This section is from the book "A Library Of Wonders And Curiosities Found In Nature And Art, Science And Literature", by I. Platt. Also available from Amazon: A library of wonders and curiosities.
We close this chapter with An Account of Three Volcanoes in the Moon; by Dr. Herschel.
"It will be necessary to say a few words by way of introduction to the account I have to give of some appearances upon the moon. The phenomena of nature, especially those that fall under the inspection of the astronomer, are to be viewed, not only with the usual attention to facts as they occur, but with the eye of reason and experience. In this we are however, not allowed to depart from plain appearances though their origin and signification should be indicated by the most characterizing features. Thus, when we see on the surface of the moon a great number of elevations, from half a mile to a mile and a half in height, we are strictly entitled to call them mountains; but when we attend to their particular shape, in which many of them resemble the craters of our volcanoes, and thence argue that they owe their origin to the same cause which has modelled many of these, we may be said to see by analogy, or with the eye of reason. Now, in this latter case, though it may be convenient, in speaking of phenomena, to use expressions that can only be justified by reasoning upon the facts themselves, it will certainly be the safest way not to neglect a full description of them, that it may appear to others how far we have been authorized to use the mental eye. This being premised, I may safely proceed to give my observations.
"April 19th, 1787, 10h. 36', sidereal time. I perceive three volcanoes in different places of the dark part of the new moon. Two of them are either already nearly extinct, or otherwise in a state of going to break out; which, perhaps, may be decided next lunation. The third shows an actual eruption of fire, or luminous matter. I measured the distance of the crater from the northern limb of the moon, and found it 3' 57".3. Its light is much brighter than the nucleus of the comet which M. Mechain discovered at Paris the 10th of this month. - April 20th, 1787, 10b. 2', sidereal time: The volcano burns with greater violence than last night. I believe its diameter cannot be less than 3", by comparing it with that of the Georgian planet: as Jupiter was near at hand, I turned the telescope to his third satellite, and estimated the diameter of the burning part of the volcano to be equal to at least twice that of the satellite. Hence we may compute that the shining or burning matter must be above three miles in diameter. It is of an irregular round figure, and very sharply defined on the edges. The other two volcanoes are much farther towards the centre of the moon, and resemble large pretty faint nebulae, that are gradually much brighter in the middle; but no well-defined luminous spot can be discerned in them. These three spots are plainly to be distinguished from the rest of the marks upon the moon; for the reflection of the sun's rays from the earth is, in its present situation, sufficiently bright, with a ten-feet reflector, to show the moon's spots, even the darkest of them; nor did I perceive any similar phenomena last lunation, though I then viewed the same places with the same instrument.

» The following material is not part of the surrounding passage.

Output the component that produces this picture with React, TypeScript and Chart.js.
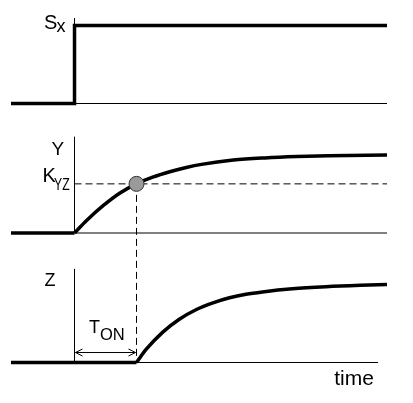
import { useEffect, useRef } from "react";
import { Chart, registerables } from "chart.js";

Chart.register(...registerables);

// ---- time axis ----
const X_MIN = -1;
const X_MAX = 4.92;
const T_ON = 0.976;
const Z_BASE_END = 4.78;

// ---- S_x : step input ----
const sTimes = [-1, 0, 0, 4.92];
const sValues = [0, 0, 1, 1];

// ---- Y : rises after the step ----
const yPreTimes = [-1, 0];
const yPreValues = [0, 0];
const yTimes = [0, 0.19, 0.45, 0.71, 0.976, 1.23, 1.5, 1.76, 2.0, 2.5, 3.0, 3.5, 4.0, 4.92];
const yValues = [0, 0.16, 0.35, 0.51, 0.63, 0.715, 0.785, 0.84, 0.88, 0.935, 0.963, 0.98, 0.99, 1.0];

// ---- threshold ----
const K_YZ = 0.63;

// ---- Z : rises after the delay T_ON ----
const zPreTimes = [-1, 0.976];
const zPreValues = [0, 0];
const zTimes = [0.976, 1.13, 1.39, 1.65, 1.92, 2.18, 2.44, 2.7, 2.96, 3.43, 3.96, 4.5, 4.92];
const zValues = [0, 0.17, 0.39, 0.555, 0.68, 0.765, 0.83, 0.875, 0.905, 0.945, 0.972, 0.99, 1.0];

// ---- axis stubs (top value of each little vertical axis) ----
const axisTopS = 1.096;
const axisTopY = 1.235;
const axisTopZ = 1.2;

const Y_MIN = -0.346;
const Y_MAX = 1.314;

const FONT = "'Liberation Sans', Arial, Helvetica, sans-serif";

const pts = (xs: number[], ys: number[]) => xs.map((x, i) => ({ x, y: ys[i] }));

const thick = (data: any, yAxisID: string, extra: any = {}) => ({
  type: "line",
  data,
  yAxisID,
  xAxisID: "x",
  borderColor: "#000",
  borderWidth: 3.5,
  pointRadius: 0,
  fill: false,
  tension: 0,
  borderCapStyle: "butt",
  borderJoinStyle: "miter",
  ...extra,
});

const thin = (data: any, yAxisID: string, extra: any = {}) => ({
  type: "line",
  data,
  yAxisID,
  xAxisID: "x",
  borderColor: "#000",
  borderWidth: 1,
  pointRadius: 0,
  fill: false,
  tension: 0,
  ...extra,
});

const annotate = {
  id: "annotate",
  beforeDatasetsDraw(chart: any) {
    const { ctx, scales } = chart;
    const x = scales.x.getPixelForValue(T_ON);
    const yTop = scales.yY.getPixelForValue(K_YZ);
    const yBot = scales.yZ.getPixelForValue(0);
    ctx.save();
    ctx.strokeStyle = "#000";
    ctx.lineWidth = 1;
    ctx.setLineDash([7, 4]);
    ctx.beginPath();
    ctx.moveTo(x, yTop);
    ctx.lineTo(x, yBot);
    ctx.stroke();
    ctx.restore();
  },
  afterDatasetsDraw(chart: any) {
    const { ctx, scales } = chart;
    const xs = scales.x;
    const x0 = xs.getPixelForValue(0);
    const x1 = xs.getPixelForValue(T_ON);
    const ya = scales.yZ.getPixelForValue(0.128);

    // T_ON double arrow
    ctx.save();
    ctx.strokeStyle = "#000";
    ctx.lineWidth = 1;
    ctx.beginPath();
    ctx.moveTo(x0 + 1, ya);
    ctx.lineTo(x1 - 1, ya);
    ctx.moveTo(x0 + 8, ya - 3.5);
    ctx.lineTo(x0 + 1, ya);
    ctx.lineTo(x0 + 8, ya + 3.5);
    ctx.moveTo(x1 - 8, ya - 3.5);
    ctx.lineTo(x1 - 1, ya);
    ctx.lineTo(x1 - 8, ya + 3.5);
    ctx.stroke();

    ctx.fillStyle = "#000";
    ctx.textAlign = "left";
    ctx.textBaseline = "alphabetic";

    const text = (s: string, x: number, y: number, size: number, sx = 1) => {
      ctx.save();
      ctx.font = `${size}px ${FONT}`;
      ctx.translate(x, y);
      ctx.scale(sx, 1);
      ctx.fillText(s, 0, 0);
      ctx.restore();
    };

    const yS = scales.yS, yY = scales.yY, yZ = scales.yZ;
    text("S", x0 - 30.5, yS.getPixelForValue(0.955), 20);
    text("x", x0 - 18, yS.getPixelForValue(0.917), 18);
    text("Y", x0 - 23, yY.getPixelForValue(1.0), 19);
    text("K", x0 - 32, yY.getPixelForValue(0.654), 20);
    text("YZ", x0 - 20.5, yY.getPixelForValue(0.545), 17, 0.72);
    text("Z", x0 - 30, yZ.getPixelForValue(0.98), 18);
    text("T", x0 + 14.5, yZ.getPixelForValue(0.378), 18);
    text("ON", x0 + 25.5, yZ.getPixelForValue(0.288), 16.5);
    text("time", xs.getPixelForValue(4.09), yZ.getPixelForValue(-0.288), 21);
    ctx.restore();
  },
};

export default function App() {
  const ref = useRef<HTMLCanvasElement>(null);

  useEffect(() => {
    if (!ref.current) return;
    const yScale = (weight: number) => ({
      type: "linear",
      min: Y_MIN,
      max: Y_MAX,
      display: false,
      position: "left",
      stack: "panels",
      stackWeight: 1,
      weight,
    });
    const chart = new Chart(ref.current, {
      type: "line",
      data: {
        datasets: [
          {
            type: "line",
            data: [{ x: T_ON, y: K_YZ }],
            yAxisID: "yY",
            xAxisID: "x",
            showLine: false,
            pointRadius: 7.5,
            pointBackgroundColor: "#9a9a9a",
            pointBorderColor: "#333",
            pointBorderWidth: 1,
          },
          thick(pts(sTimes, sValues), "yS"),
          thick(pts(yPreTimes, yPreValues), "yY"),
          thick(pts(yTimes, yValues), "yY", { cubicInterpolationMode: "monotone" }),
          thick(pts(zPreTimes, zPreValues), "yZ"),
          thick(pts(zTimes, zValues), "yZ", { cubicInterpolationMode: "monotone" }),
          thin([{ x: 0, y: K_YZ }, { x: X_MAX, y: K_YZ }], "yY", { borderDash: [7, 4] }),
          thin([{ x: 0, y: 0 }, { x: X_MAX, y: 0 }], "yS"),
          thin([{ x: 0, y: 0 }, { x: X_MAX, y: 0 }], "yY"),
          thin([{ x: 0, y: 0 }, { x: Z_BASE_END, y: 0 }], "yZ"),
          thin([{ x: 0, y: 0 }, { x: 0, y: axisTopS }], "yS"),
          thin([{ x: 0, y: 0 }, { x: 0, y: axisTopY }], "yY"),
          thin([{ x: 0, y: 0 }, { x: 0, y: axisTopZ }], "yZ"),
        ] as any,
      },
      options: {
        responsive: false,
        animation: false,
        events: [],
        layout: { padding: { left: 11, right: 26, top: 1, bottom: 13.5 }, autoPadding: false },
        plugins: { legend: { display: false }, tooltip: { enabled: false } },
        scales: {
          x: { type: "linear", min: X_MIN, max: X_MAX, display: false },
          yZ: yScale(1),
          yY: yScale(2),
          yS: yScale(3),
        } as any,
      },
      plugins: [annotate],
    });
    return () => chart.destroy();
  }, []);

  return (
    <div style={{ position: "absolute", left: 0, top: 0, width: 413, height: 403, background: "#fff" }}>
      <canvas ref={ref} width={413} height={403} style={{ display: "block", width: 413, height: 403 }} />
    </div>
  );
}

"The appearance of what I have called the actual fire, or eruption of a volcano, exactly resembled a small piece of burning charcoal, when it is covered by a very thin coat of white asies, which frequently adhere to it after it has been some time ignited; and it had a degree of brightness about as strong as that with which such a coal would be seen to glow in faint daylight. All the adjacent parts of the volcanic mountain seemed to be faintly illuminated by the eruption, and were gradually more obscure as they lay at a greater distance from the crater.
"This eruption resembled much that which 1 saw on the fourth of May, in the year 1783; an account of which, with many remarkable particulars relating to volcanic mountains in the moon, I shall take an early opportunity of communicating to the Royal Society. It differed, however, considerably in magnitude and brightness; for the volcano of the year 1783, though much brighter than that which is now burning, was not near so large in the dimensions of its eruption; the former seen in the telescope resembled a star of the fourth magnitude, as it appears to the natural eye: this, on the contrary, shows a visible disk of luminous matter, very different from the sparkling brightness of starlight."